11 MARCH 1922, Page 21

The Kingfisher. By Phyllis Bottome. (Collins. 7s. 6d. net.)— The

Kincfisher opens in rather a sensational manner with the hero, Jim Barton, at about the age of 14, killing his father—who in a drunken fit has attacked Jim's mother—and being sent to a penitentiary. When Jim has served his three years' sentence, Arthur Atkinson, the Vicar of his parish, saves him from the persuasions of the master of the penitentiary, who wishes to put him on the teaching staff, and, recognizing his need for freedom, helps him to follow his bent by getting him a place on a Thames barge. All this part of the book is admirably described and in great detail. Excellent, also, is the episode in which Jim receives training for the University at the Vicar's expense in the house of a private coach.
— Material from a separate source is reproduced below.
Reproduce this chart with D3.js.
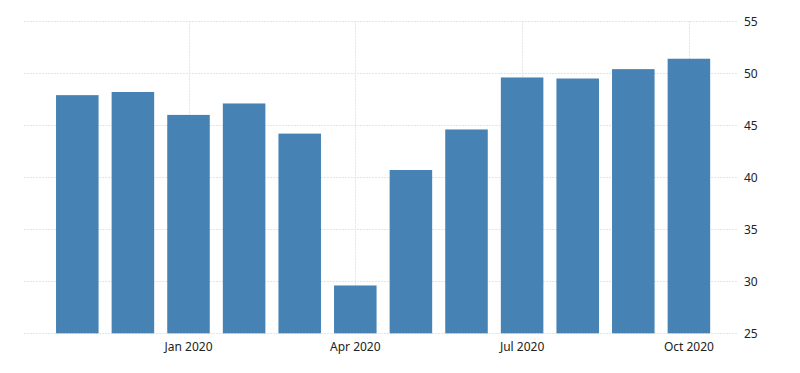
<!DOCTYPE html>
<html>
<head>
<meta charset="utf-8">
<script src="https://cdnjs.cloudflare.com/ajax/libs/d3/7.8.5/d3.min.js"></script>
<style>
  body { margin: 0; background: #fff; }
  .axis text { font-family: "Noto Sans", sans-serif; font-size: 12px; fill: #222; }
  .axis path { display: none; }
  .grid line { stroke: #e4e4e4; stroke-dasharray: 2,1; }
</style>
</head>
<body>
<div id="chart"></div>
<script>
var months = ["2019-11", "2019-12", "2020-01", "2020-02", "2020-03", "2020-04",
  "2020-05", "2020-06", "2020-07", "2020-08", "2020-09", "2020-10"];
var values = [47.9, 48.2, 46.0, 47.1, 44.2, 29.6, 40.7, 44.6, 49.6, 49.5, 50.4, 51.4];
var tickMonths = ["2020-01", "2020-04", "2020-07", "2020-10"];
var tickLabels = ["Jan 2020", "Apr 2020", "Jul 2020", "Oct 2020"];
var yTicks = [25, 30, 35, 40, 45, 50, 55];

var w = 800;
var h = 373;
var left = 24;
var right = 738;

var xScale = d3
  .scaleBand()
  .domain(months)
  .range([49.5, 716.7])
  .paddingInner(0.235)
  .paddingOuter(0.1175);

var yScale = d3
  .scaleLinear()
  .domain([25, 55])
  .range([333.3, 21.3]);

var svg = d3
  .select("#chart")
  .append("svg")
  .attr("width", w)
  .attr("height", h);

//horizontal grid
svg
  .append("g")
  .attr("class", "grid")
  .selectAll("line")
  .data(yTicks)
  .enter()
  .append("line")
  .attr("x1", left)
  .attr("x2", right)
  .attr("y1", (d) => Math.round(yScale(d)) + 0.5)
  .attr("y2", (d) => Math.round(yScale(d)) + 0.5);

//vertical grid at labelled months
svg
  .append("g")
  .attr("class", "grid")
  .selectAll("line")
  .data(tickMonths)
  .enter()
  .append("line")
  .attr("x1", (d) => Math.round(xScale(d) + xScale.bandwidth() / 2) + 0.5)
  .attr("x2", (d) => Math.round(xScale(d) + xScale.bandwidth() / 2) + 0.5)
  .attr("y1", yScale(55))
  .attr("y2", yScale(25));

svg
  .selectAll("rect")
  .data(values)
  .enter()
  .append("rect")
  .attr("x", (d, i) => xScale(months[i]))
  .attr("y", (d) => yScale(d))
  .attr("width", xScale.bandwidth())
  .attr("height", (d) => yScale(25) - yScale(d))
  .style("fill", "#4682b4");

var xAxis = d3
  .axisBottom(xScale)
  .tickValues(tickMonths)
  .tickSize(0)
  .tickPadding(9)
  .tickFormat((d) => tickLabels[tickMonths.indexOf(d)]);

svg
  .append("g")
  .attr("class", "axis")
  .attr("transform", "translate(0," + yScale(25) + ")")
  .call(xAxis);

var yAxis = d3.axisRight(yScale).tickValues(yTicks).tickSize(0).tickPadding(0);

svg
  .append("g")
  .attr("class", "axis")
  .attr("transform", "translate(744,0)")
  .call(yAxis);
</script>
</body>
</html>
Here he shoulders someone else's fault and is sent away in disgrace. His benefactor dies, and he goes to Cambridge, and then finally comes back to London "an educated man ready for his life work." There is an extraordinary verisimilitude about Barton's whole career up to this point, but when he becomes a Labour' leader and falls in love with his employer's daughter, Viola Egerton, the book is not quite so convincing. It is still, how- ever, extremely entertaining, and the social world in which Viola lives is described with much quiet irony. Viola is engaged to an immaculate young man, of whom we are told that "It was a mistake to suppose the last tramp would rouse Reggie's relations, unless it was blown by a butler, and they thought it was the dinner bell." It is, however, difficult to believe that, brought up in this enervating atmosphere and controlled as she was by her mother, Viola would have thrown her cap over the windmills in the way in which she does, by jilting the beautiful Reggie and have become engaged to Jim Barton. This, however, is the course of the story, and the situation is further complicated by Eliza, Jim's sister—a professional thief, whom Viola in vain contrives to rescue from justice.